▼▼▼

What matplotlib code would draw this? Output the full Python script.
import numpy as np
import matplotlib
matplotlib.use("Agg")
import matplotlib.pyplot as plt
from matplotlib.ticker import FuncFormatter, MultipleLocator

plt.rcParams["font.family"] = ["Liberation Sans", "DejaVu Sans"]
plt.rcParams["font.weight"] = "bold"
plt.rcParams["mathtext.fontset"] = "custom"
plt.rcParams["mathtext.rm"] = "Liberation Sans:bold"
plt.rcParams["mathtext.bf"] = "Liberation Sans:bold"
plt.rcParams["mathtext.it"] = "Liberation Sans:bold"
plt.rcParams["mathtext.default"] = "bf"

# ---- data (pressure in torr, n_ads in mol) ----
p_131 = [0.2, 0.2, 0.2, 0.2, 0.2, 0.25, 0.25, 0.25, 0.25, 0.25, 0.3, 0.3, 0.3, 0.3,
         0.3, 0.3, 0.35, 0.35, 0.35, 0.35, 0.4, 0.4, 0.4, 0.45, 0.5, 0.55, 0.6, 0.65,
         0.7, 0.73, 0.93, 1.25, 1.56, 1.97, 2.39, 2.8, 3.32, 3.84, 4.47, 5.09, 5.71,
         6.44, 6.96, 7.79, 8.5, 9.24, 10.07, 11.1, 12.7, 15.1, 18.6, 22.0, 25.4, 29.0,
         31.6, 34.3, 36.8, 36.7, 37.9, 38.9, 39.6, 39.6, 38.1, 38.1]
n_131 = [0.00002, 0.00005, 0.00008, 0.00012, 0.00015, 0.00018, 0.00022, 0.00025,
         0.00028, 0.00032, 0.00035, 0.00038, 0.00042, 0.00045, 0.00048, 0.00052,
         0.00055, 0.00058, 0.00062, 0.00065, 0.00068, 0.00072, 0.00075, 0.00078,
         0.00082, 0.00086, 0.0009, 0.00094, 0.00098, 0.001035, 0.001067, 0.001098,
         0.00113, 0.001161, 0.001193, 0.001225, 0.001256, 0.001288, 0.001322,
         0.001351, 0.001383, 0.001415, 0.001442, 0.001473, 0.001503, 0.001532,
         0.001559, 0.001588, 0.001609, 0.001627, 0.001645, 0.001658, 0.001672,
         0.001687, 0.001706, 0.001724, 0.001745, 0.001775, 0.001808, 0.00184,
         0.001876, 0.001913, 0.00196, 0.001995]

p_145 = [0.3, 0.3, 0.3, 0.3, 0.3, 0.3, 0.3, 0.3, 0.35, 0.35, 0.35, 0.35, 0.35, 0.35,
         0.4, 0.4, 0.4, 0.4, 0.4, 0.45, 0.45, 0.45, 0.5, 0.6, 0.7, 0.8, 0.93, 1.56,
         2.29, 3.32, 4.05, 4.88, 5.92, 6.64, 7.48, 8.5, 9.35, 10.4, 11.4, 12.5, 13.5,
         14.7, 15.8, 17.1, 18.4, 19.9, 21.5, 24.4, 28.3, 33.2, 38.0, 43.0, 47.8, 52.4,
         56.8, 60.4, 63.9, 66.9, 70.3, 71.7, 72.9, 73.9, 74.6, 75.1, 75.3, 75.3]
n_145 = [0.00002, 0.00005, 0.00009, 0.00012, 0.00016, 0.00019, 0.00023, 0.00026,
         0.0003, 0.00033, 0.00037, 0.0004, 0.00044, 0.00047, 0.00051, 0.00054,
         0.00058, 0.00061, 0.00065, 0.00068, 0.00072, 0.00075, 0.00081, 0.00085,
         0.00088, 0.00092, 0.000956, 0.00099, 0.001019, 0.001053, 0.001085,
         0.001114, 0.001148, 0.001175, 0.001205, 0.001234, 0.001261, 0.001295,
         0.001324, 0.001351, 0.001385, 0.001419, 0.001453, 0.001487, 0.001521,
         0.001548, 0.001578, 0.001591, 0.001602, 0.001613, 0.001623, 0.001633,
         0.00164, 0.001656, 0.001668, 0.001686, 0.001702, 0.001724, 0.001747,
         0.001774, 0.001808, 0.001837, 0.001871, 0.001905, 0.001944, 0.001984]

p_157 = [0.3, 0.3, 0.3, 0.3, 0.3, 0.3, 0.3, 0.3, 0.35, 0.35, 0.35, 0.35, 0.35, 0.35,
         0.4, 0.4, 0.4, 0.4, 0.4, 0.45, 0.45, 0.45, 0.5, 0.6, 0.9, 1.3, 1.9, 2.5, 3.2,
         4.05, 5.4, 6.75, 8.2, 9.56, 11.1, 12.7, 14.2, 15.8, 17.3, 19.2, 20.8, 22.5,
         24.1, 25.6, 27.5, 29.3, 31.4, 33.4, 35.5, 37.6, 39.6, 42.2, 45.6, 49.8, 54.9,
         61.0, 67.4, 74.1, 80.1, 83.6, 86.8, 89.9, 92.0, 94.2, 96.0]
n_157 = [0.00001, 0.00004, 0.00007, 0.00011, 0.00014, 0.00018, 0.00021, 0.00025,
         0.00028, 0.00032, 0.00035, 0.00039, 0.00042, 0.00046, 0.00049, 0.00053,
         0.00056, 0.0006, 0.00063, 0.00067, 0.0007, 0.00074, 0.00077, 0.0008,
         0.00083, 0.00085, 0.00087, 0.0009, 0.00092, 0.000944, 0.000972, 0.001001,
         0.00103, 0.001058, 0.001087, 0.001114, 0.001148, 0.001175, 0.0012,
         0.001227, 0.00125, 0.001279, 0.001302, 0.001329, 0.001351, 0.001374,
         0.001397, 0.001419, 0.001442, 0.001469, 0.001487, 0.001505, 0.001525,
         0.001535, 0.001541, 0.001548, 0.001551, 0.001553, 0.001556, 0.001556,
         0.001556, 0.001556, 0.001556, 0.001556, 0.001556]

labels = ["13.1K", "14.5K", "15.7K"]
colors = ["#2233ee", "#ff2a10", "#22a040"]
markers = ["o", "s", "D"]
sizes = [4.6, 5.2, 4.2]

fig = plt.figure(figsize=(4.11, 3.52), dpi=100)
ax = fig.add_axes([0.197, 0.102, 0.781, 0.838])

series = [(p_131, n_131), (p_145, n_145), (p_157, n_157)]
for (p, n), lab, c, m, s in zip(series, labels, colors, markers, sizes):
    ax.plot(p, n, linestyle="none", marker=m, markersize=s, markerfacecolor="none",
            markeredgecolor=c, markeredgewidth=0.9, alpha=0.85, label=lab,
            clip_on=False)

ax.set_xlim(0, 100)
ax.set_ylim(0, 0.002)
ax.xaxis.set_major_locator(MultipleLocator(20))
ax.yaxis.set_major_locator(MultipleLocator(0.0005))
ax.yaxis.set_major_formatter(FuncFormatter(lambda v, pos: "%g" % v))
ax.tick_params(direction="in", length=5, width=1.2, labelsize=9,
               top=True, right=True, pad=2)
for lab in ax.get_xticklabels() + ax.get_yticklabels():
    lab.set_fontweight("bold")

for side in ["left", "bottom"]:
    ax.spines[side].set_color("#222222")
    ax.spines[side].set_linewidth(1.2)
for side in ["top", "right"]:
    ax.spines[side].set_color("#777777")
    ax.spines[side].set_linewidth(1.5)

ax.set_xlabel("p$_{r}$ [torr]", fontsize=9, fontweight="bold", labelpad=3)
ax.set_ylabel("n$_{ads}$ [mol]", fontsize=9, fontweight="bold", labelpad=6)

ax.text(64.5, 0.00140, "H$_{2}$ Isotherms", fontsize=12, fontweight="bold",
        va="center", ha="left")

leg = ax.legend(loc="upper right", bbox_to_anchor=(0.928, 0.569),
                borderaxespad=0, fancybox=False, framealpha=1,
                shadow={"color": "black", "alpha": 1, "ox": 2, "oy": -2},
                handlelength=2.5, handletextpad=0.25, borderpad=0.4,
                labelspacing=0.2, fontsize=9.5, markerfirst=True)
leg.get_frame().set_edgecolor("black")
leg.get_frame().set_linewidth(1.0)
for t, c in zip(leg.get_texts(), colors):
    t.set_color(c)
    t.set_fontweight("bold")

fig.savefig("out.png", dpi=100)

▲▲▲

» Exercise: Print only the lines that run from the start of the listing to the line bearing "0.001876, 0.001913, 0.00196, 0.001995]"; please keep the first line and that last one, exactly as they appear.

» Full response:
What matplotlib code would draw this? Output the full Python script.
import numpy as np
import matplotlib
matplotlib.use("Agg")
import matplotlib.pyplot as plt
from matplotlib.ticker import FuncFormatter, MultipleLocator

plt.rcParams["font.family"] = ["Liberation Sans", "DejaVu Sans"]
plt.rcParams["font.weight"] = "bold"
plt.rcParams["mathtext.fontset"] = "custom"
plt.rcParams["mathtext.rm"] = "Liberation Sans:bold"
plt.rcParams["mathtext.bf"] = "Liberation Sans:bold"
plt.rcParams["mathtext.it"] = "Liberation Sans:bold"
plt.rcParams["mathtext.default"] = "bf"

# ---- data (pressure in torr, n_ads in mol) ----
p_131 = [0.2, 0.2, 0.2, 0.2, 0.2, 0.25, 0.25, 0.25, 0.25, 0.25, 0.3, 0.3, 0.3, 0.3,
         0.3, 0.3, 0.35, 0.35, 0.35, 0.35, 0.4, 0.4, 0.4, 0.45, 0.5, 0.55, 0.6, 0.65,
         0.7, 0.73, 0.93, 1.25, 1.56, 1.97, 2.39, 2.8, 3.32, 3.84, 4.47, 5.09, 5.71,
         6.44, 6.96, 7.79, 8.5, 9.24, 10.07, 11.1, 12.7, 15.1, 18.6, 22.0, 25.4, 29.0,
         31.6, 34.3, 36.8, 36.7, 37.9, 38.9, 39.6, 39.6, 38.1, 38.1]
n_131 = [0.00002, 0.00005, 0.00008, 0.00012, 0.00015, 0.00018, 0.00022, 0.00025,
         0.00028, 0.00032, 0.00035, 0.00038, 0.00042, 0.00045, 0.00048, 0.00052,
         0.00055, 0.00058, 0.00062, 0.00065, 0.00068, 0.00072, 0.00075, 0.00078,
         0.00082, 0.00086, 0.0009, 0.00094, 0.00098, 0.001035, 0.001067, 0.001098,
         0.00113, 0.001161, 0.001193, 0.001225, 0.001256, 0.001288, 0.001322,
         0.001351, 0.001383, 0.001415, 0.001442, 0.001473, 0.001503, 0.001532,
         0.001559, 0.001588, 0.001609, 0.001627, 0.001645, 0.001658, 0.001672,
         0.001687, 0.001706, 0.001724, 0.001745, 0.001775, 0.001808, 0.00184,
         0.001876, 0.001913, 0.00196, 0.001995]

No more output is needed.